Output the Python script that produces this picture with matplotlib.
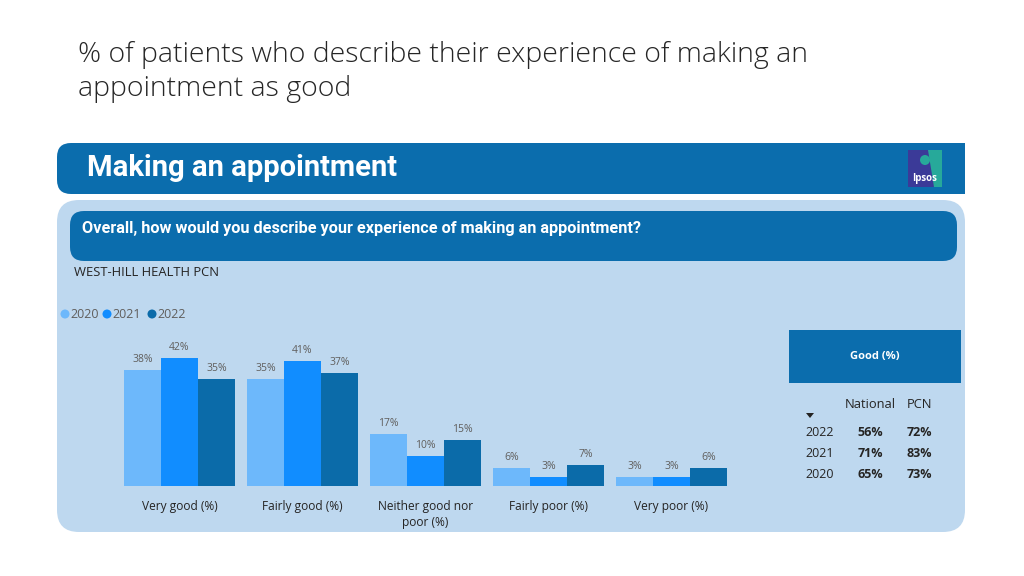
"""
plot.py

Recreates the "Making an appointment" survey slide as a grouped bar chart.
"""

import matplotlib.pyplot as plt
from matplotlib.patches import FancyBboxPatch, Rectangle, Circle, Polygon

# Chart data
categories = ["Very good (%)", "Fairly good (%)", "Neither good nor\npoor (%)",
              "Fairly poor (%)", "Very poor (%)"]
years = ["2020", "2021", "2022"]
y2020 = [38, 35, 17, 6, 3]
y2021 = [42, 41, 10, 3, 3]
y2022 = [35, 37, 15, 7, 6]

# Good (%) table
table_years = ["2022", "2021", "2020"]
national = [56, 71, 65]
pcn = [72, 83, 73]

colors = ["#6db8fb", "#118dff", "#0b6ba9"]
dark_blue = "#0b6dad"
panel = "#bed8ef"

plt.rcParams["font.family"] = ["Open Sans", "DejaVu Sans"]

fig = plt.figure(figsize=(10.24, 5.76), dpi=100)
fig.patch.set_facecolor("white")

# Background axes in pixel coordinates for decoration
bg = fig.add_axes([0, 0, 1, 1])
bg.set_xlim(0, 1024)
bg.set_ylim(576, 0)
bg.axis("off")

# Slide title
bg.text(78, 55, "% of patients who describe their experience of making an",
        fontsize=20.5, color="#262626", va="center", ha="left", fontweight="light")
bg.text(78, 89, "appointment as good",
        fontsize=20.5, color="#262626", va="center", ha="left", fontweight="light")

# Header banner
bg.add_patch(FancyBboxPatch((57, 143), 960, 51, boxstyle="round,pad=0,rounding_size=14",
                            facecolor=dark_blue, edgecolor="none"))
bg.add_patch(Rectangle((965, 130), 60, 80, facecolor="white", edgecolor="none"))
bg.text(87, 168, "Making an appointment", fontsize=21, color="white",
        fontweight="bold", va="center", ha="left", family=["Roboto", "DejaVu Sans"])

# Ipsos logo
bg.add_patch(Rectangle((908, 150), 34, 37, facecolor="#3b3a98", edgecolor="none"))
bg.add_patch(Polygon([(928, 150), (942, 150), (942, 187), (934, 187)],
                     facecolor="#27a99a", edgecolor="none"))
bg.add_patch(Circle((925, 160), 5, facecolor="#27a99a", edgecolor="none"))
bg.text(925, 178, "Ipsos", fontsize=7, color="white", fontweight="bold",
        ha="center", va="center")

# Light panel
bg.add_patch(FancyBboxPatch((57, 200), 908, 332, boxstyle="round,pad=0,rounding_size=22",
                            facecolor=panel, edgecolor="none"))

# Question box
bg.add_patch(FancyBboxPatch((70, 211), 887, 50, boxstyle="round,pad=0,rounding_size=14",
                            facecolor=dark_blue, edgecolor="none"))
bg.text(82, 228, "Overall, how would you describe your experience of making an appointment?",
        fontsize=11.7, color="white", fontweight="bold", va="center", ha="left",
        family=["Roboto", "DejaVu Sans"])

bg.text(74, 273, "WEST-HILL HEALTH PCN", fontsize=9.4, color="#252423",
        va="center", ha="left")

# Legend
legend_x = [65, 107, 152]
for lx, year, col in zip(legend_x, years, colors):
    bg.add_patch(Circle((lx, 314), 4.5, facecolor=col, edgecolor="none"))
    bg.text(lx + 5, 314, year, fontsize=9, color="#605e5c", va="center", ha="left")

# Good (%) table
bg.add_patch(Rectangle((789, 330), 172, 53, facecolor=dark_blue, edgecolor="none"))
bg.text(875, 356, "Good (%)", fontsize=8, color="white", fontweight="bold",
        ha="center", va="center")
bg.text(870, 404, "National", fontsize=9.3, color="#252423", ha="center", va="center")
bg.text(919, 404, "PCN", fontsize=9.3, color="#252423", ha="center", va="center")
bg.add_patch(Polygon([(806, 413), (814, 413), (810, 418)], facecolor="#252423",
                     edgecolor="none"))
for i, yr in enumerate(table_years):
    ty = 433 + i * 20.5
    bg.text(820, ty, yr, fontsize=9, color="#252423", ha="center", va="center")
    bg.text(870, ty, f"{national[i]}%", fontsize=9, color="#252423",
            fontweight="bold", ha="center", va="center")
    bg.text(919, ty, f"{pcn[i]}%", fontsize=9, color="#252423",
            fontweight="bold", ha="center", va="center")

# Bar chart axes placed to line up with the panel
ax = fig.add_axes([118 / 1024, 90 / 576, 615 / 1024, 152.5 / 576])
ax.patch.set_alpha(0)
width = 0.3
x = range(len(categories))
for k, (vals, col) in enumerate(zip([y2020, y2021, y2022], colors)):
    pos = [i + (k - 1) * width for i in x]
    bars = ax.bar(pos, vals, width=width, color=col, edgecolor="none")
    for b, v in zip(bars, vals):
        ax.text(b.get_x() + b.get_width() / 2, v + 1.6, f"{v}%", fontsize=7.5,
                color="#605e5c", ha="center", va="bottom")

ax.set_xlim(-0.5, 4.5)
ax.set_ylim(0, 50)
ax.set_xticks(list(x))
ax.set_xticklabels(categories, fontsize=8.6, color="#252423", linespacing=1.35)
ax.tick_params(axis="x", length=0, pad=10)
ax.set_yticks([])
for s in ax.spines.values():
    s.set_visible(False)

fig.savefig("out.png", dpi=100)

* * *

Given task
Without the pictures, return the listing above from its first line through the line that has "pcn = [72, 83, 73]".

Solution to this task
Output the Python script that produces this picture with matplotlib.
"""
plot.py

Recreates the "Making an appointment" survey slide as a grouped bar chart.
"""

import matplotlib.pyplot as plt
from matplotlib.patches import FancyBboxPatch, Rectangle, Circle, Polygon

# Chart data
categories = ["Very good (%)", "Fairly good (%)", "Neither good nor\npoor (%)",
              "Fairly poor (%)", "Very poor (%)"]
years = ["2020", "2021", "2022"]
y2020 = [38, 35, 17, 6, 3]
y2021 = [42, 41, 10, 3, 3]
y2022 = [35, 37, 15, 7, 6]

# Good (%) table
table_years = ["2022", "2021", "2020"]
national = [56, 71, 65]
pcn = [72, 83, 73]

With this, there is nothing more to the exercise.